What is the book, published in 2011, about? Arundhati Roy, who spent months living with rebel guerillas in deep forests, reveals how “under the pretence of battling Maoist guerillas, the Indian government is waging a vicious total war against its own citizens — a war undocumented by a weak domestic press and fostered by corporations eager to exploit the rare minerals buried in tribal lands”. The book received rave reviews from various sections of people and has the characteristics of good literature: a compelling theme, authenticity, social relevance, a unique literary style, and the potential to make reader think and raise questions.

Will any student become a Maoist by reading the book? Several thousand people across India must have read the book. Have they all become Maoists or violent activists? Have the committee members who read the book become Maoists? The claim by MS University screening committee that the book is “inappropriate” for the students underestimates the intellectual capacity of students. Do educational institutions treat students as mere sponges or thinking individuals?

Studying literature helps people broaden their horizons, understand human beings and society better, appreciate human experience, be sensitive to the needs of people, become good critical thinkers, and shape ideas. So, it is necessary for students to be exposed to a wide variety of literature. This gives them an opportunity to look at issues critically and become informed citizens. Students who are trained to read literature critically do not blindly accept the views expressed by authors.
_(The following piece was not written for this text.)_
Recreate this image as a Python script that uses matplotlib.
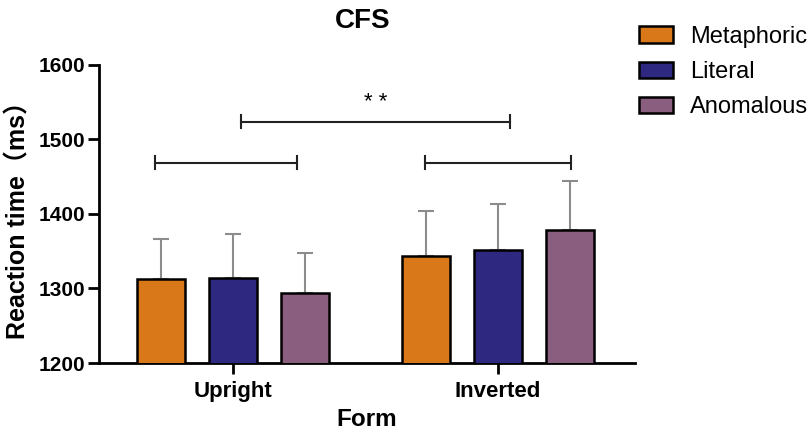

Academics are expected to be free thinkers and fearless critics. They should not allow themselves to be influenced and remote-controlled by fringe elements. Only those academic institutions that are free from political interference can do justice to the student community and education. By bowing down to the demands of fringe elements and removing the book from the syllabus, the university has set a bad example.

Education that does not expose students to the world of knowledge and deprives them of the opportunity to look at issues critically is not education. Educators who genuflect before politicians and do not speak truth to power are not educators.

Albert P Rayan

The writer is an academic, teacher educator and columnist.